» What the exercise asks:
Copy out the listing that follows, exact in every word, and skip the images.

» Source material:
** start **
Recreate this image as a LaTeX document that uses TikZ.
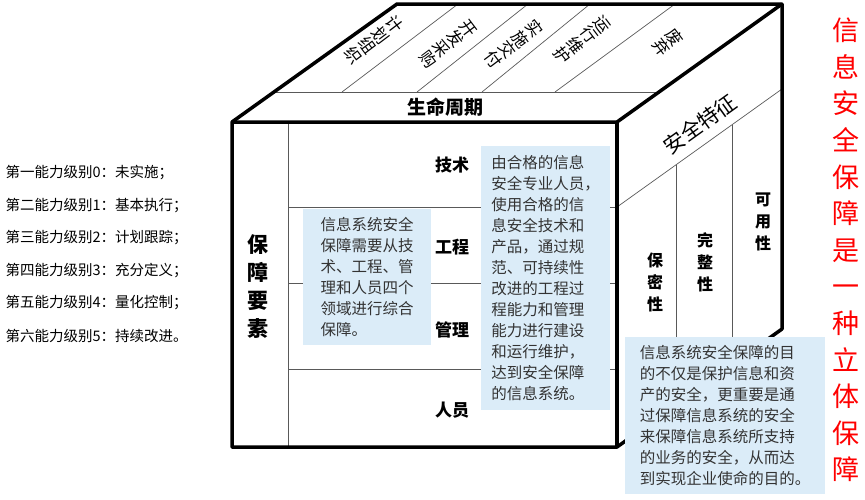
\documentclass[tikz,border=0pt]{standalone}
\usepackage{fontspec}
\newfontfamily\cjk{Noto Sans CJK SC}
\definecolor{note-blue}{RGB}{219,236,248}
\definecolor{line-gray}{gray}{0.35}
\tikzset{
  edge/.style={line width=3.5pt, line join=round},
  grid/.style={line-gray, line width=0.7pt},
  note/.style={fill=note-blue, inner sep=4pt, align=left, anchor=north west,
    font=\cjk\fontsize{15.5}{21}\selectfont, text=black!80},
  label/.style={font=\cjk\bfseries\fontsize{17}{20}\selectfont},
  stage/.style={font=\cjk\fontsize{16.5}{17}\selectfont, align=center, rotate=-53},
  level/.style={font=\cjk\fontsize{14.5}{17}\selectfont, anchor=west}
}
\begin{document}
\begin{tikzpicture}[x=1pt,y=-1pt]
  \useasboundingbox (0,0) rectangle (865,499);
  % cube corners
  \coordinate (fl) at (232,122);  \coordinate (fr) at (617,122);
  \coordinate (bl) at (232,447);  \coordinate (br) at (617,447);
  \coordinate (tl) at (397,4);    \coordinate (tr) at (782,4);
  \coordinate (rr) at (782,329);
  % top face
  \draw[grid] (275,92) -- (660,92);                                 % band line
  \foreach \a/\b in {342/458,417/528,482/590,555/675}{               % stage lines
    \draw[grid] (\a,92) -- (\b,4);
  }
  \node[font=\cjk\bfseries\fontsize{19}{20}\selectfont] (life) at (445,107) {生命周期};
  \node[stage] (s1) at (374,40) {计\\划\\组\\织};
  \node[stage] (s2) at (448,44) {开\\发\\采\\购};
  \node[stage] (s3) at (514,44) {实\\施\\交\\付};
  \node[stage] (s4) at (582,40) {运\\行\\维\\护};
  \node[stage] (s5) at (668,42) {废\\弃};
  % front face
  \draw[grid] (288,122) -- (288,447);
  \foreach \y in {207,283,369}{
    \draw[grid] (288,\y) -- (617,\y);
  }
  \node[label, font=\cjk\bfseries\fontsize{21}{28}\selectfont, align=center] (ele) at (258,287) {保\\障\\要\\素};
  \node[label] (tech) at (452,165) {技术};
  \node[label] (eng)  at (452,247) {工程};
  \node[label] (mgmt) at (452,330) {管理};
  \node[label] (ppl)  at (452,410) {人员};
  % right face
  \draw[grid] (617,207) -- (782,89);
  \draw[grid] (676,165) -- (676,405);
  \draw[grid] (732,125) -- (732,365);
  \node[font=\cjk\fontsize{21}{22}\selectfont, rotate=35.6, inner sep=1pt] (feat) at (700,124) {安全特征};
  \node[label, align=center, font=\cjk\bfseries\fontsize{16}{22}\selectfont] (conf) at (655,282) {保\\密\\性};
  \node[label, align=center, font=\cjk\bfseries\fontsize{16}{22}\selectfont] (integ) at (705,262) {完\\整\\性};
  \node[label, align=center, font=\cjk\bfseries\fontsize{16}{22}\selectfont] (avail) at (763,222) {可\\用\\性};
  % outline
  \draw[edge] (bl) -- (fl) -- (tl) -- (tr) -- (rr) -- (br) -- cycle;
  \draw[edge] (fl) -- (fr) -- (tr);
  \draw[edge] (fr) -- (br);
  % notes
  \node[note, minimum width=128pt, minimum height=136pt] (n1) at (303,209)
    {信息系统安全\\保障需要从技\\术、工程、管\\理和人员四个\\领域进行综合\\保障。};
  \node[note, minimum width=129pt, minimum height=264pt] (n2) at (481,146)
    {由合格的信息\\安全专业人员，\\使用合格的信\\息安全技术和\\产品，通过规\\范、可持续性\\改进的工程过\\程能力和管理\\能力进行建设\\和运行维护，\\达到安全保障\\的信息系统。};
  \node[note, minimum width=200pt, minimum height=157pt] (n3) at (625,337)
    {信息系统安全保障的目\\的不仅是保护信息和资\\产的安全，更重要是通\\过保障信息系统的安全\\来保障信息系统所支持\\的业务的安全，从而达\\到实现企业使命的目的。};
  % levels
  \foreach \t [count=\i] in {第一能力级别0：未实施；,第二能力级别1：基本执行；,第三能力级别2：计划跟踪；,第四能力级别3：充分定义；,第五能力级别4：量化控制；,第六能力级别5：持续改进。}{
    \node[level] (lv\i) at (2,{140+32.6*\i}) {\t};
  }
  % red claim
  \node[font=\cjk\fontsize{27}{36.6}\selectfont, text=red, align=center] (claim) at (846,250)
    {信\\息\\安\\全\\保\\障\\是\\一\\种\\立\\体\\保\\障};
\end{tikzpicture}
\end{document}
** end **
» Complete answer:
Recreate this image as a LaTeX document that uses TikZ.
\documentclass[tikz,border=0pt]{standalone}
\usepackage{fontspec}
\newfontfamily\cjk{Noto Sans CJK SC}
\definecolor{note-blue}{RGB}{219,236,248}
\definecolor{line-gray}{gray}{0.35}
\tikzset{
  edge/.style={line width=3.5pt, line join=round},
  grid/.style={line-gray, line width=0.7pt},
  note/.style={fill=note-blue, inner sep=4pt, align=left, anchor=north west,
    font=\cjk\fontsize{15.5}{21}\selectfont, text=black!80},
  label/.style={font=\cjk\bfseries\fontsize{17}{20}\selectfont},
  stage/.style={font=\cjk\fontsize{16.5}{17}\selectfont, align=center, rotate=-53},
  level/.style={font=\cjk\fontsize{14.5}{17}\selectfont, anchor=west}
}
\begin{document}
\begin{tikzpicture}[x=1pt,y=-1pt]
  \useasboundingbox (0,0) rectangle (865,499);
  % cube corners
  \coordinate (fl) at (232,122);  \coordinate (fr) at (617,122);
  \coordinate (bl) at (232,447);  \coordinate (br) at (617,447);
  \coordinate (tl) at (397,4);    \coordinate (tr) at (782,4);
  \coordinate (rr) at (782,329);
  % top face
  \draw[grid] (275,92) -- (660,92);                                 % band line
  \foreach \a/\b in {342/458,417/528,482/590,555/675}{               % stage lines
    \draw[grid] (\a,92) -- (\b,4);
  }
  \node[font=\cjk\bfseries\fontsize{19}{20}\selectfont] (life) at (445,107) {生命周期};
  \node[stage] (s1) at (374,40) {计\\划\\组\\织};
  \node[stage] (s2) at (448,44) {开\\发\\采\\购};
  \node[stage] (s3) at (514,44) {实\\施\\交\\付};
  \node[stage] (s4) at (582,40) {运\\行\\维\\护};
  \node[stage] (s5) at (668,42) {废\\弃};
  % front face
  \draw[grid] (288,122) -- (288,447);
  \foreach \y in {207,283,369}{
    \draw[grid] (288,\y) -- (617,\y);
  }
  \node[label, font=\cjk\bfseries\fontsize{21}{28}\selectfont, align=center] (ele) at (258,287) {保\\障\\要\\素};
  \node[label] (tech) at (452,165) {技术};
  \node[label] (eng)  at (452,247) {工程};
  \node[label] (mgmt) at (452,330) {管理};
  \node[label] (ppl)  at (452,410) {人员};
  % right face
  \draw[grid] (617,207) -- (782,89);
  \draw[grid] (676,165) -- (676,405);
  \draw[grid] (732,125) -- (732,365);
  \node[font=\cjk\fontsize{21}{22}\selectfont, rotate=35.6, inner sep=1pt] (feat) at (700,124) {安全特征};
  \node[label, align=center, font=\cjk\bfseries\fontsize{16}{22}\selectfont] (conf) at (655,282) {保\\密\\性};
  \node[label, align=center, font=\cjk\bfseries\fontsize{16}{22}\selectfont] (integ) at (705,262) {完\\整\\性};
  \node[label, align=center, font=\cjk\bfseries\fontsize{16}{22}\selectfont] (avail) at (763,222) {可\\用\\性};
  % outline
  \draw[edge] (bl) -- (fl) -- (tl) -- (tr) -- (rr) -- (br) -- cycle;
  \draw[edge] (fl) -- (fr) -- (tr);
  \draw[edge] (fr) -- (br);
  % notes
  \node[note, minimum width=128pt, minimum height=136pt] (n1) at (303,209)
    {信息系统安全\\保障需要从技\\术、工程、管\\理和人员四个\\领域进行综合\\保障。};
  \node[note, minimum width=129pt, minimum height=264pt] (n2) at (481,146)
    {由合格的信息\\安全专业人员，\\使用合格的信\\息安全技术和\\产品，通过规\\范、可持续性\\改进的工程过\\程能力和管理\\能力进行建设\\和运行维护，\\达到安全保障\\的信息系统。};
  \node[note, minimum width=200pt, minimum height=157pt] (n3) at (625,337)
    {信息系统安全保障的目\\的不仅是保护信息和资\\产的安全，更重要是通\\过保障信息系统的安全\\来保障信息系统所支持\\的业务的安全，从而达\\到实现企业使命的目的。};
  % levels
  \foreach \t [count=\i] in {第一能力级别0：未实施；,第二能力级别1：基本执行；,第三能力级别2：计划跟踪；,第四能力级别3：充分定义；,第五能力级别4：量化控制；,第六能力级别5：持续改进。}{
    \node[level] (lv\i) at (2,{140+32.6*\i}) {\t};
  }
  % red claim
  \node[font=\cjk\fontsize{27}{36.6}\selectfont, text=red, align=center] (claim) at (846,250)
    {信\\息\\安\\全\\保\\障\\是\\一\\种\\立\\体\\保\\障};
\end{tikzpicture}
\end{document}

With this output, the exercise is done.